I forced it to last years beyond it’s shelf life; confident I could change his mind. The game of it all consumed me and the drug of his love the ultimate reward. I tapped much harder on his shoulder each time. I longed to feel it all again and I regretted every moment I had pushed it all off the dancefloor. I was happy to take whatever scraps he wanted to throw my way…dignity dropped on the floor as quickly as our clothes.

It is such a funny thing to look back on now. How young. How foolish. How desperately in love I thought I was. I have pages and pages of Dear Diary’s to prove it.

To me it was the complete turning of the world on its axis, that I was suddenly doing all the hard yards; the chasing. I know that is so clearly what I got caught up in.

He wasn’t magic. He was smoke and mirrors.

I don’t even know why I have chosen to remember it all as I have, as I am sure it was all uglier than I now recall some 15 years later.

Oh what a lucky girl I am to have ended up here. I could still be out there roaming the streets on my matching skates searching for him, thinking I loved him.

Begging him to tap me on my shoulder in a crowded room, if I promised not to snap at his fingers.

Real romance was discovered eventually of course, as the story often goes. A complete explosion of chemistry and fireworks and happily ever after, smiles and deep love in front of fans, and on sweaty dance floors, skating around the streets holding hands. Red lipped still (always) but now drunk on proper love. The kind that gives back a million times over. With blue sparkly eyes, and a smile that melts me still.

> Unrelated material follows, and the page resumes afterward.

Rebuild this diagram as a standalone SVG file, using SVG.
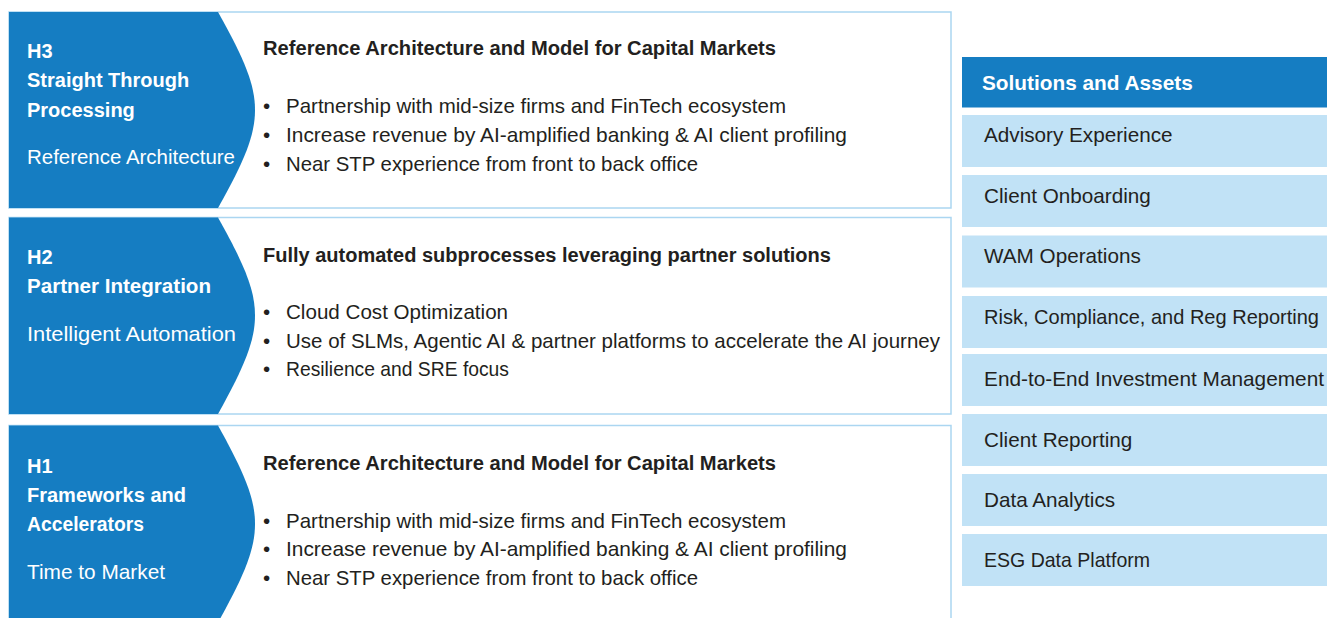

To think back now on what I thought I knew.

If only I could see what was on it’s way, to know that a spectacular, fulfilled love life was ahead of me.

I don’t actually regret a single thing at all, as I am sure you wouldn’t either. Well ..maybe I do.

I wish I had of let things go when it was time to. Dignity still in tact.

Maybe I also wish I had of spent more time on dance floors with girlfriends; instead of under gigantic fans checking my makeup, talking to no-hopers in Hawaiian shirts.

Windmill arms and Destiny’s Child mandatory.